Statistical analysis of tracking and parametric estimation errors in a 2-link robot based on Lyapunov function

Abstract

A convergence analysis of the angular position and velocity tracking errors and parametric estimation errors for a 2-link robot dynamics in the absence of noise exist in the literature (Slotine and Li in Applied nonlinear control. Prentice- Hall Inc, Englewood Cliffs, NJ, 1991). In this paper, we consider the effect of noise on the robot dynamics as well as on the parameter update equation. Noise in the robot dynamics arises due to errors in reading \(q,\dot{q}\), i.e., the angular positions and velocities of the robot link that are used for calculating the errors e, \(\dot{e}\) used to generate the feedback torque via the PD controller.

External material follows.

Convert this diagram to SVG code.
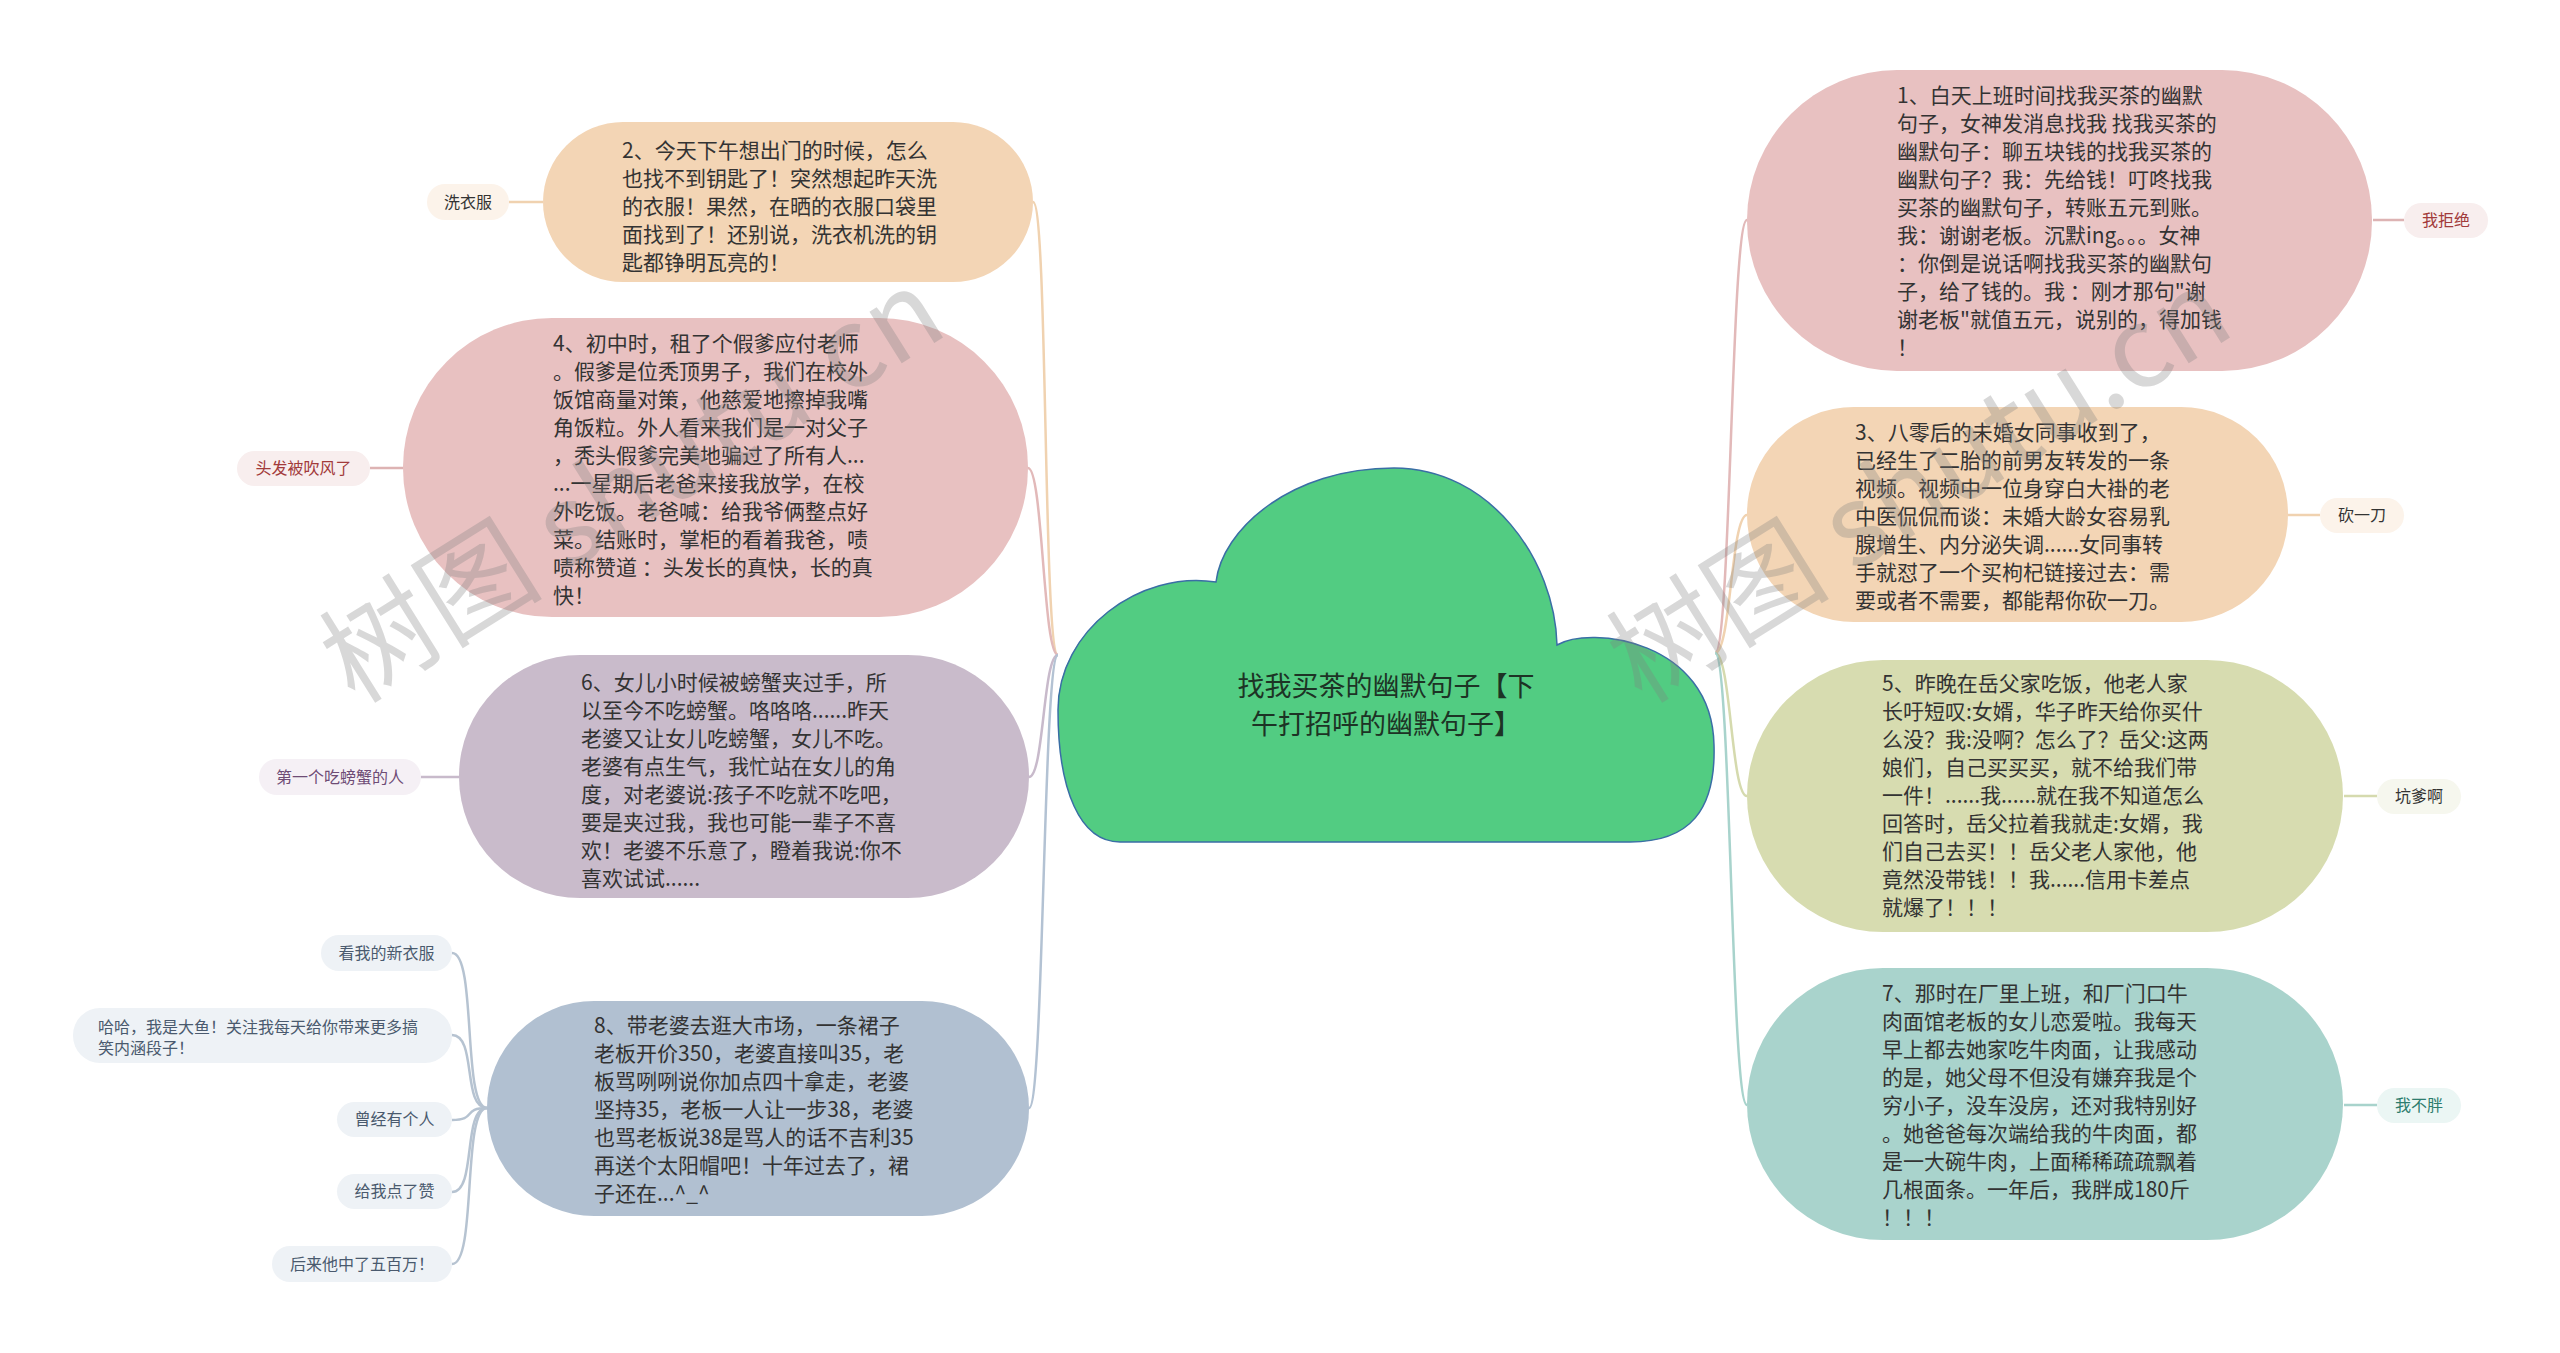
<svg xmlns="http://www.w3.org/2000/svg" width="2560" height="1353" viewBox="0 0 2560 1353">
<style>
text{font-family:"Noto Sans CJK SC","Noto Sans",sans-serif;}
.t{font-size:21px;fill:#333333;}
.lb{font-size:16px;text-anchor:middle;}
.lbs{font-size:16px;text-anchor:start;}
.c{fill:none;stroke-width:2.5;}
.wm{font-size:112px;fill:#808080;opacity:0.3;}
</style>
<rect width="2560" height="1353" fill="#ffffff"/>
<g id="connectors">
<path class="c" stroke="#F0D2B0" d="M1058,655 C1043,655 1048,202 1033,202"/>
<path class="c" stroke="#E2B9B9" d="M1058,655 C1043,655 1043,468 1028,468"/>
<path class="c" stroke="#C8BACB" d="M1058,655 C1043,655 1044,777 1029,777"/>
<path class="c" stroke="#B3C2D3" d="M1058,655 C1043,655 1044,1108 1029,1108"/>
<path class="c" stroke="#E2B9B9" d="M1715,653 C1731,653 1731,220 1747,220"/>
<path class="c" stroke="#F0D2B0" d="M1715,653 C1731,653 1731,515 1747,515"/>
<path class="c" stroke="#D5DAAE" d="M1715,653 C1731,653 1731,796 1747,796"/>
<path class="c" stroke="#A8D3CC" d="M1715,653 C1731,653 1731,1105 1747,1105"/>
<path class="c" stroke="#F0D2B0" d="M509,202 L543,202"/>
<path class="c" stroke="#DDB3B3" d="M370,468 L403,468"/>
<path class="c" stroke="#C8BACB" d="M421,777 L459,777"/>
<path class="c" stroke="#DDB3B3" d="M2373,220 L2404,220"/>
<path class="c" stroke="#F0D2B0" d="M2288,515 L2320,515"/>
<path class="c" stroke="#D5DAAE" d="M2344,796 L2377,796"/>
<path class="c" stroke="#A8D3CC" d="M2344,1105 L2377,1105"/>
<path class="c" stroke="#B6C3D1" stroke-width="2" d="M487,1108 C462,1108 477,953 452,953"/>
<path class="c" stroke="#B6C3D1" stroke-width="2" d="M487,1108 C462,1108 477,1035 452,1035"/>
<path class="c" stroke="#B6C3D1" stroke-width="2" d="M487,1108 C462,1108 477,1120 452,1120"/>
<path class="c" stroke="#B6C3D1" stroke-width="2" d="M487,1108 C462,1108 477,1192 452,1192"/>
<path class="c" stroke="#B6C3D1" stroke-width="2" d="M487,1108 C462,1108 477,1264 452,1264"/>
</g>
<g id="root">
<path d="M1216,582 C1222,530 1290,468 1394,468 C1490,468 1555,560 1557,645 C1590,625 1712,640 1714,745 C1716,810 1690,842 1630,842 L1120,842 C1080,842 1058,790 1058,710 C1058,630 1140,570 1216,582 Z" fill="#52CC82" stroke="#3A6EA5" stroke-width="1.5"/>
<text x="1386" y="696" font-size="27" fill="#1D3325" text-anchor="middle">找我买茶的幽默句子【下</text>
<text x="1386" y="734" font-size="27" fill="#1D3325" text-anchor="middle">午打招呼的幽默句子】</text>
</g>
<g id="n2">
<rect x="543" y="122" width="490" height="160" rx="80" fill="#F3D5B5"/>
<text class="t" x="622" y="158">2、今天下午想出门的时候，怎么</text>
<text class="t" x="622" y="186">也找不到钥匙了！突然想起昨天洗</text>
<text class="t" x="622" y="214">的衣服！果然，在晒的衣服口袋里</text>
<text class="t" x="622" y="242">面找到了！还别说，洗衣机洗的钥</text>
<text class="t" x="622" y="270">匙都铮明瓦亮的！</text>
</g>
<g id="n4">
<rect x="403" y="318" width="625" height="299" rx="149" fill="#E8C1C1"/>
<text class="t" x="553" y="351">4、初中时，租了个假爹应付老师</text>
<text class="t" x="553" y="379">。假爹是位秃顶男子，我们在校外</text>
<text class="t" x="553" y="407">饭馆商量对策，他慈爱地擦掉我嘴</text>
<text class="t" x="553" y="435">角饭粒。外人看来我们是一对父子</text>
<text class="t" x="553" y="463">，秃头假爹完美地骗过了所有人...</text>
<text class="t" x="553" y="491">...一星期后老爸来接我放学，在校</text>
<text class="t" x="553" y="519">外吃饭。老爸喊：给我爷俩整点好</text>
<text class="t" x="553" y="547">菜。结账时，掌柜的看着我爸，啧</text>
<text class="t" x="553" y="575">啧称赞道 ：头发长的真快，长的真</text>
<text class="t" x="553" y="603">快！</text>
</g>
<g id="n6">
<rect x="459" y="655" width="570" height="243" rx="121" fill="#C9BBCB"/>
<text class="t" x="581" y="690">6、女儿小时候被螃蟹夹过手，所</text>
<text class="t" x="581" y="718">以至今不吃螃蟹。咯咯咯......昨天</text>
<text class="t" x="581" y="746">老婆又让女儿吃螃蟹，女儿不吃。</text>
<text class="t" x="581" y="774">老婆有点生气，我忙站在女儿的角</text>
<text class="t" x="581" y="802">度，对老婆说:孩子不吃就不吃吧，</text>
<text class="t" x="581" y="830">要是夹过我，我也可能一辈子不喜</text>
<text class="t" x="581" y="858">欢！老婆不乐意了，瞪着我说:你不</text>
<text class="t" x="581" y="886">喜欢试试......</text>
</g>
<g id="n8">
<rect x="487" y="1001" width="542" height="215" rx="107" fill="#B1C0D1"/>
<text class="t" x="594" y="1033">8、带老婆去逛大市场，一条裙子</text>
<text class="t" x="594" y="1061">老板开价350，老婆直接叫35，老</text>
<text class="t" x="594" y="1089">板骂咧咧说你加点四十拿走，老婆</text>
<text class="t" x="594" y="1117">坚持35，老板一人让一步38，老婆</text>
<text class="t" x="594" y="1145">也骂老板说38是骂人的话不吉利35</text>
<text class="t" x="594" y="1173">再送个太阳帽吧！十年过去了，裙</text>
<text class="t" x="594" y="1201">子还在...^_^</text>
</g>
<g id="n1">
<rect x="1747" y="70" width="625" height="301" rx="150" fill="#E8C1C1"/>
<text class="t" x="1897" y="103">1、白天上班时间找我买茶的幽默</text>
<text class="t" x="1897" y="131">句子，女神发消息找我 找我买茶的</text>
<text class="t" x="1897" y="159">幽默句子：聊五块钱的找我买茶的</text>
<text class="t" x="1897" y="187">幽默句子？我：先给钱！叮咚找我</text>
<text class="t" x="1897" y="215">买茶的幽默句子，转账五元到账。</text>
<text class="t" x="1897" y="243">我：谢谢老板。沉默ing。。。女神</text>
<text class="t" x="1897" y="271">：你倒是说话啊找我买茶的幽默句</text>
<text class="t" x="1897" y="299">子，给了钱的。我 ：刚才那句"谢</text>
<text class="t" x="1897" y="327">谢老板"就值五元，说别的，得加钱</text>
<text class="t" x="1897" y="355">！</text>
</g>
<g id="n3">
<rect x="1747" y="407" width="541" height="215" rx="107" fill="#F3D5B5"/>
<text class="t" x="1855" y="440">3、八零后的未婚女同事收到了，</text>
<text class="t" x="1855" y="468">已经生了二胎的前男友转发的一条</text>
<text class="t" x="1855" y="496">视频。视频中一位身穿白大褂的老</text>
<text class="t" x="1855" y="524">中医侃侃而谈：未婚大龄女容易乳</text>
<text class="t" x="1855" y="552">腺增生、内分泌失调......女同事转</text>
<text class="t" x="1855" y="580">手就怼了一个买枸杞链接过去：需</text>
<text class="t" x="1855" y="608">要或者不需要，都能帮你砍一刀。</text>
</g>
<g id="n5">
<rect x="1747" y="660" width="596" height="272" rx="136" fill="#D7DCB0"/>
<text class="t" x="1882" y="691">5、昨晚在岳父家吃饭，他老人家</text>
<text class="t" x="1882" y="719">长吁短叹:女婿，华子昨天给你买什</text>
<text class="t" x="1882" y="747">么没？我:没啊？怎么了？岳父:这两</text>
<text class="t" x="1882" y="775">娘们，自己买买买，就不给我们带</text>
<text class="t" x="1882" y="803">一件！......我......就在我不知道怎么</text>
<text class="t" x="1882" y="831">回答时，岳父拉着我就走:女婿，我</text>
<text class="t" x="1882" y="859">们自己去买！！岳父老人家他，他</text>
<text class="t" x="1882" y="887">竟然没带钱！！我......信用卡差点</text>
<text class="t" x="1882" y="915">就爆了！！！</text>
</g>
<g id="n7">
<rect x="1747" y="968" width="596" height="272" rx="136" fill="#A9D3CC"/>
<text class="t" x="1882" y="1001">7、那时在厂里上班，和厂门口牛</text>
<text class="t" x="1882" y="1029">肉面馆老板的女儿恋爱啦。我每天</text>
<text class="t" x="1882" y="1057">早上都去她家吃牛肉面，让我感动</text>
<text class="t" x="1882" y="1085">的是，她父母不但没有嫌弃我是个</text>
<text class="t" x="1882" y="1113">穷小子，没车没房，还对我特别好</text>
<text class="t" x="1882" y="1141">。她爸爸每次端给我的牛肉面，都</text>
<text class="t" x="1882" y="1169">是一大碗牛肉，上面稀稀疏疏飘着</text>
<text class="t" x="1882" y="1197">几根面条。一年后，我胖成180斤</text>
<text class="t" x="1882" y="1225">！！！</text>
</g>
<g id="l-xiyifu">
<rect x="427" y="184" width="82" height="36" rx="18" fill="#FCF3EA"/>
<text class="lb" x="468" y="208" fill="#333333">洗衣服</text>
</g>
<g id="l-toufa">
<rect x="237" y="451" width="133" height="35" rx="17.5" fill="#F8EEEE"/>
<text class="lb" x="303.5" y="474" fill="#A23B3B">头发被吹风了</text>
</g>
<g id="l-pangxie">
<rect x="259" y="759" width="162" height="36" rx="18" fill="#F5F0F5"/>
<text class="lb" x="340" y="783" fill="#6E4C75">第一个吃螃蟹的人</text>
</g>
<g id="l-xinyifu">
<rect x="321" y="935" width="131" height="36" rx="18" fill="#EEF2F6"/>
<text class="lb" x="386.5" y="959" fill="#4A5A6E">看我的新衣服</text>
</g>
<g id="l-haha">
<rect x="73" y="1008" width="379" height="55" rx="27" fill="#EEF2F6"/>
<text class="lbs" x="98" y="1033" fill="#4A5A6E">哈哈，我是大鱼！关注我每天给你带来更多搞</text>
<text class="lbs" x="98" y="1054" fill="#4A5A6E">笑内涵段子！</text>
</g>
<g id="l-cengjing">
<rect x="337" y="1102" width="115" height="35" rx="17.5" fill="#EEF2F6"/>
<text class="lb" x="394.5" y="1125" fill="#4A5A6E">曾经有个人</text>
</g>
<g id="l-zan">
<rect x="337" y="1174" width="115" height="35" rx="17.5" fill="#EEF2F6"/>
<text class="lb" x="394.5" y="1197" fill="#4A5A6E">给我点了赞</text>
</g>
<g id="l-wubaiwan">
<rect x="272" y="1246" width="180" height="36" rx="18" fill="#EEF2F6"/>
<text class="lb" x="362" y="1270" fill="#4A5A6E">后来他中了五百万！</text>
</g>
<g id="l-jujue">
<rect x="2404" y="203" width="84" height="35" rx="17.5" fill="#F8EEEE"/>
<text class="lb" x="2446" y="226" fill="#A23B3B">我拒绝</text>
</g>
<g id="l-kan">
<rect x="2320" y="498" width="84" height="35" rx="17.5" fill="#FCF3EA"/>
<text class="lb" x="2362" y="521" fill="#333333">砍一刀</text>
</g>
<g id="l-keng">
<rect x="2377" y="779" width="84" height="35" rx="17.5" fill="#F6F7EE"/>
<text class="lb" x="2419" y="802" fill="#333333">坑爹啊</text>
</g>
<g id="l-pang">
<rect x="2377" y="1088" width="84" height="35" rx="17.5" fill="#EBF6F4"/>
<text class="lb" x="2419" y="1111" fill="#2E7D6E">我不胖</text>
</g>
<g id="watermarks">
<text class="wm" transform="translate(355,705) rotate(-32)">树图 shutu.cn</text>
<text class="wm" transform="translate(1642,705) rotate(-32)">树图 shutu.cn</text>
</g>
</svg>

Noise is chosen as Gaussian because it is produced as the cumulative effect of several small independent random effects like electrons moving in the motor wire and dust friction, and we know from the central limit theorem that the sum of a large number of small independent effects has a Gaussian distribution. Noise in the parametric update equation arises due to finite register effects in the digital computer. Both of these noises are modeled as white Gaussian, and the robot and parametric update dynamics have thus been modeled as nonlinear coupled stochastic differential equations. Using linearization of this coupled SDE system around the non-random components of the trajectory estimation error and parametric estimation errors, we first derive stochastic integral expressions for the random components in these errors. We then evaluate the average rate of change of the Lyapunov energy function using Ito calculus and obtain conditions on the noise amplitude so that the limiting value of this average rate of change is negative, guaranteeing asymptotic average stability of the system and parametric estimation algorithm. One of the novelties of this work is the new algorithm for parameter estimation which enables us to improve on the algorithm convergence rate as compared to previous work (Slotine and Li 1991). Finally, our stochastic algorithm is verified by performing hardware experiments with the actual PHANToM Omni robot.